I saw that OSB in my research and appears not available around the Boston area then I now have shipping cost. Plywood looking good, was trying to think out of the box.

In any case thanks all and I can't believe how active of a forum this is. Hope I can contribute someday.

JT


----------



## yocalif (Nov 11, 2010)

Seriously heavy duty cardboard. Of course you are competing against that technology.

My new dishwasher, range, and microwave, all came in heavy duty cardboard boxes with reinforced cardboard bracing and very little wood. Years ago I was on a business commuter jet, and sat next to a rep for high tech cardboard company, he went into great detail about the technology and surprising applications where paper was being shaped and used in that could support some serious weight. In the HVAC industry we used to get A/C units and Furnaces crated in wood, then later wood and cardboard and finally only the real heavy units would have any wood bracing.

Good luck


----------



## johnep (Apr 12, 2007)

Saw a 'how its made' extract on discovery featuring corrugated cardboard and its surprising strength. Remember a value engineering exercise where an alloy pack was changed to resin impregnated paper with huge cost savings.

My company brought in a manager whose job it was to rationalise packaging. For one liquid item we had 23 different bottles. Reduced to 4.
johnep


----------



## Tony B (Jul 30, 2008)

*What kind of crates?*

Are these for moving companies or are they for common carriers like UPS or Fed X?


----------



## Jack of some trades (Dec 17, 2010)

*Creates used for shipping turned metal parts*

Incredibly great answers. I should be able to pull together a good presentation for my boss factoring in all facets - material cost including fasteners, time to construct, and impact on shipping weight/cost. Be happy to share if it comes out any good. Cardboard - never thought of that one.

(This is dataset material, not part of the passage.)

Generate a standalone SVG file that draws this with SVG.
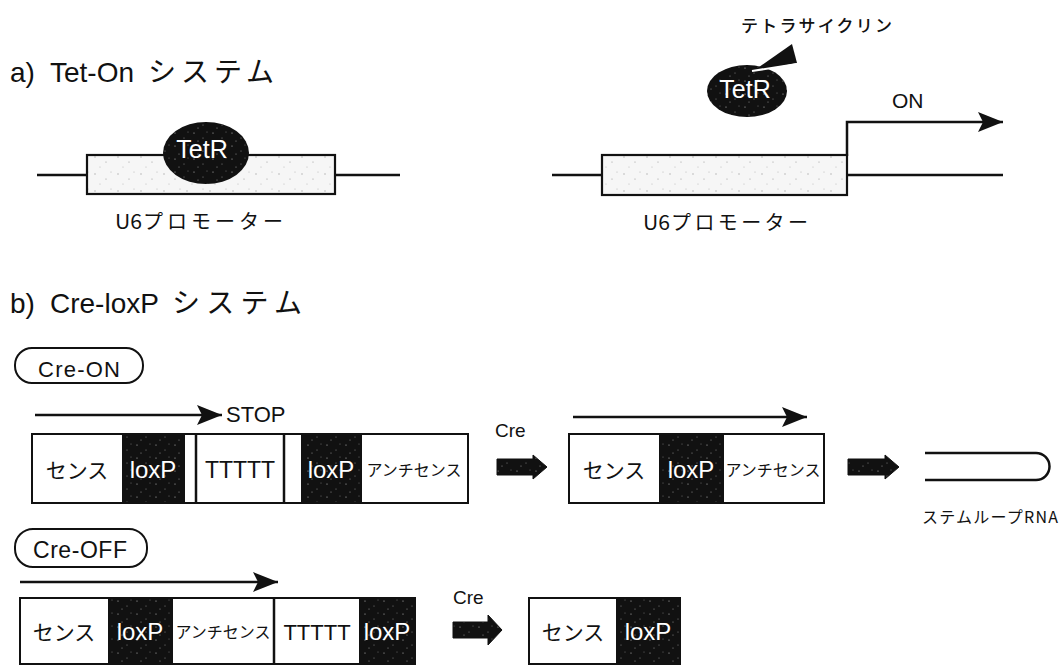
<svg xmlns="http://www.w3.org/2000/svg" width="1063" height="666" viewBox="0 0 1063 666">
<style>
.t{font-family:"Liberation Sans","Noto Sans CJK JP",sans-serif;fill:#111}
.jp{font-family:"Noto Sans CJK JP","Liberation Sans",sans-serif;fill:#111}
.w{fill:#fff}
.box{fill:#fff;stroke:#111;stroke-width:2}
.prom{fill:url(#lightSpeck);stroke:#111;stroke-width:2.2}
.dark{fill:url(#darkSpeck);stroke:#111;stroke-width:2}
.ln{stroke:#111;stroke-width:2.5;fill:none}
.fat{fill:url(#darkSpeck);stroke:#111;stroke-width:1}
</style>
<defs>
<pattern id="lightSpeck" width="23" height="17" patternUnits="userSpaceOnUse">
<rect width="23" height="17" fill="#f6f6f6"/>
<circle cx="3" cy="4" r="0.7" fill="#aaa"/>
<circle cx="14" cy="9" r="0.6" fill="#999"/>
<circle cx="8" cy="14" r="0.6" fill="#bbb"/>
<circle cx="19" cy="2" r="0.5" fill="#aaa"/>
</pattern>
<pattern id="darkSpeck" width="19" height="13" patternUnits="userSpaceOnUse">
<rect width="19" height="13" fill="#111"/>
<circle cx="4" cy="3" r="0.6" fill="#bbb"/>
<circle cx="13" cy="8" r="0.5" fill="#999"/>
<circle cx="8" cy="11" r="0.5" fill="#aaa"/>
<circle cx="17" cy="2" r="0.4" fill="#ccc"/>
</pattern>
<marker id="ah" markerUnits="userSpaceOnUse" markerWidth="26" markerHeight="22" refX="25" refY="11" orient="auto" viewBox="0 0 26 22">
<path d="M0,1 L25,11 L0,21 L5,11 z" fill="#111"/>
</marker>
</defs>

<g id="title-a"><text class="t" y="82" font-size="28"><tspan x="10">a)</tspan><tspan x="50">Tet-On</tspan><tspan x="148" textLength="126" lengthAdjust="spacing">システム</tspan></text></g>

<g id="promoter-left">
<rect class="prom" x="87" y="155" width="248" height="39"/>
<text class="jp" y="229" font-size="20"><tspan x="115" textLength="27" lengthAdjust="spacingAndGlyphs">U6</tspan><tspan x="143" textLength="140" lengthAdjust="spacing">プロモーター</tspan></text>
</g>
<g id="tetR-left">
<ellipse cx="206" cy="153" rx="43" ry="31" fill="url(#darkSpeck)"/>
<text class="t w" x="202" y="158" font-size="25" text-anchor="middle">TetR</text>
</g>

<g id="promoter-right">
<rect class="prom" x="602" y="155" width="245" height="40"/>
<text class="jp" y="230" font-size="20"><tspan x="643" textLength="27" lengthAdjust="spacingAndGlyphs">U6</tspan><tspan x="671" textLength="137" lengthAdjust="spacing">プロモーター</tspan></text>
</g>
<g id="tetR-right">
<ellipse cx="747" cy="91" rx="40" ry="26" fill="url(#darkSpeck)"/>
<text class="t w" x="745" y="98" font-size="25" text-anchor="middle">TetR</text>
</g>
<g id="tetracycline">
<polygon points="752,72 792,44 797,63" fill="#111"/>
<line x1="752" y1="71" x2="797" y2="64" stroke="#fff" stroke-width="2"/>
<text class="jp" x="741" y="32" font-size="17" textLength="151" lengthAdjust="spacing" font-weight="500">テトラサイクリン</text>
</g>
<g id="label-on"><text class="t" x="892" y="108" font-size="21">ON</text></g>

<g id="title-b"><text class="t" y="313" font-size="28"><tspan x="10">b)</tspan><tspan x="50">Cre-loxP</tspan><tspan x="172" textLength="130" lengthAdjust="spacing">システム</tspan></text></g>

<g id="cre-on-label">
<rect x="15" y="348" width="128" height="35" rx="17" fill="#fff" stroke="#111" stroke-width="2"/>
<text class="t" x="38" y="377" font-size="22" textLength="82" lengthAdjust="spacing">Cre-ON</text>
</g>
<g id="stop-label"><text class="t" x="226" y="422" font-size="22">STOP</text></g>

<g id="cre-on-construct">
<rect class="box" x="32" y="434" width="436" height="69"/>
<rect class="dark" x="123" y="434" width="61" height="69"/>
<rect class="dark" x="302" y="434" width="59" height="69"/>
<line class="ln" x1="196" y1="434" x2="196" y2="503" stroke-width="2"/>
<line class="ln" x1="284" y1="434" x2="284" y2="503" stroke-width="2"/>
<text class="jp" x="77" y="478" font-size="21" text-anchor="middle">センス</text>
<text class="t w" x="153" y="478" font-size="24" text-anchor="middle">loxP</text>
<text class="t" x="240" y="478" font-size="23" text-anchor="middle">TTTTT</text>
<text class="t w" x="331" y="478" font-size="24" text-anchor="middle">loxP</text>
<text class="jp" x="414" y="476" font-size="16" text-anchor="middle">アンチセンス</text>
</g>
<g id="cre-label-1"><text class="t" x="495" y="437" font-size="19">Cre</text></g>

<g id="cre-on-product">
<rect class="box" x="569" y="434" width="255" height="69"/>
<rect class="dark" x="660" y="434" width="63" height="69"/>
<text class="jp" x="614" y="478" font-size="21" text-anchor="middle">センス</text>
<text class="t w" x="691" y="478" font-size="24" text-anchor="middle">loxP</text>
<text class="jp" x="773" y="476" font-size="16" text-anchor="middle">アンチセンス</text>
</g>

<g id="stemloop">
<path class="ln" d="M925,453 H1036 A13.5,13.5 0 0 1 1036,480 H925"/>
<text class="jp" x="922" y="523" font-size="16" textLength="136" lengthAdjust="spacing">ステムループRNA</text>
</g>

<g id="cre-off-label">
<rect x="15" y="529" width="132" height="38" rx="18" fill="#fff" stroke="#111" stroke-width="2"/>
<text class="t" x="33" y="558" font-size="23" textLength="94" lengthAdjust="spacing">Cre-OFF</text>
</g>

<g id="cre-off-construct">
<rect class="box" x="20" y="598" width="395" height="66"/>
<rect class="dark" x="109" y="598" width="63" height="66"/>
<rect class="dark" x="360" y="598" width="55" height="66"/>
<line class="ln" x1="274" y1="598" x2="274" y2="664" stroke-width="2"/>
<text class="jp" x="64" y="640" font-size="21" text-anchor="middle">センス</text>
<text class="t w" x="140" y="640" font-size="24" text-anchor="middle">loxP</text>
<text class="jp" x="223" y="638" font-size="16" text-anchor="middle">アンチセンス</text>
<text class="t" x="317" y="640" font-size="22" text-anchor="middle">TTTTT</text>
<text class="t w" x="387" y="640" font-size="24" text-anchor="middle">loxP</text>
</g>
<g id="cre-label-2"><text class="t" x="453" y="604" font-size="19">Cre</text></g>

<g id="cre-off-product">
<rect class="box" x="529" y="598" width="151" height="66"/>
<rect class="dark" x="617" y="598" width="63" height="66"/>
<text class="jp" x="573" y="640" font-size="21" text-anchor="middle">センス</text>
<text class="t w" x="648" y="640" font-size="24" text-anchor="middle">loxP</text>
</g>

<g id="connectors">
<line class="ln" x1="37" y1="175" x2="87" y2="175"/>
<line class="ln" x1="335" y1="175" x2="400" y2="175"/>
<line class="ln" x1="552" y1="175" x2="602" y2="175"/>
<line class="ln" x1="847" y1="175" x2="1003" y2="175"/>
<path class="ln" d="M847,156 V122 H1003" marker-end="url(#ah)"/>
<line class="ln" x1="35" y1="415" x2="222" y2="415" marker-end="url(#ah)"/>
<line class="ln" x1="573" y1="417" x2="807" y2="417" marker-end="url(#ah)"/>
<line class="ln" x1="20" y1="582" x2="278" y2="582" marker-end="url(#ah)"/>
<polygon class="fat" points="497,459 533,459 533,455 547,467 533,479 533,475 497,475"/>
<polygon class="fat" points="848,459 885,459 885,455 899,467 885,479 885,475 848,475"/>
<polygon class="fat" points="453,622 488,622 488,615 502,630 488,645 488,638 453,638"/>
</g>
</svg>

The creates Tony are for shipping metal turned parts. We are a job shop, very hi mix. A common lot size is one. Part(s) are for great big steam engines/turbines. So a common part may be about 15" long and 6" in diameter - solid steel.

jt


----------



## Tony B (Jul 30, 2008)

*Jack*

The reason I asked was that I used to make moving crates for moving companies. Their crates were quite simple because they loaded on the truck and they unloaded also. No one inbetween. 
They were simple 1 X 4 construction with plain cardboard on the insides - not even stapled on, just sitting there.
I dont believe this would work for you.


----------